We all worked hard and with enthusiasm. Following the steps of the LEAP planning process, we identified personal and team achievements, assessed first the individual and the team’s current situation and the desired future condition they would like to realize. We identified problems and issues that have to be addressed to move from the present to the future and set individual and team objectives. LEAP is based on participation in discussions and visualization of ideas and we had a wealth of both. In depth plenary conversations about the importance of sharing and trust and respect, about each person’s and the team’s purpose, and about enhancing awareness of the team’s contribution to Colruyt. First, individual handbooks and then large charts were festooned with five colors of sticky notes. Ideas were presented, challenged, modified, agreed and posted.

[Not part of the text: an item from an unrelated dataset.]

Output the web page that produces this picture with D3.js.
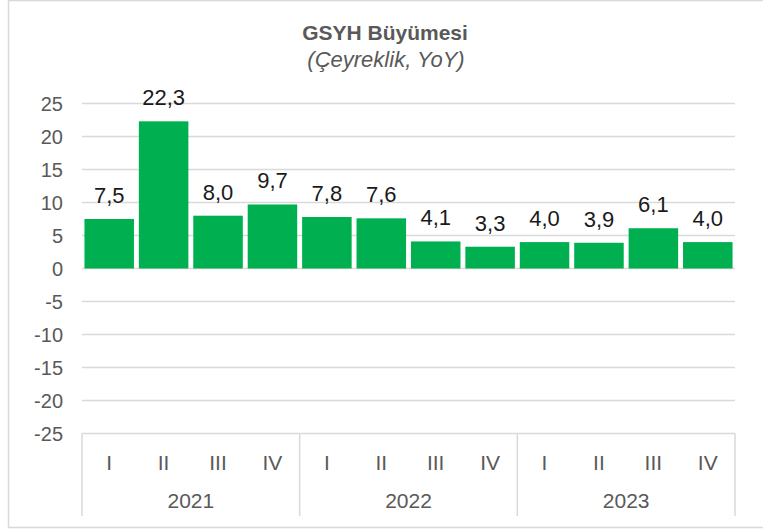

Some stunning performers graced the stage of the Colruyt Little Theater, where among other things there was as humorous attempt to organize a SWOT analysis of two- versus three-ply toilet tissue. On the first afternoon, a solemn, ceremonial ritual requiring team coordination and communication and involving the risky aerial transportation of a vessel containing the main Colruyt values was successfully completed. On the second afternoon, the team members each contributed seven Colruyt retail products to the construction of a freestanding, functional structure using all 77 items and involving the entire team.
In the end, we had completed a comprehensive objective tree, a project planning matrix with eight main objectives, and launched a stakeholder analysis process. The team agreed on immediate steps to take when they returned to Halle. We closed with sincere appreciation and a Wisteria farewell aperitif.
Difficult to imagine that it could have been much better.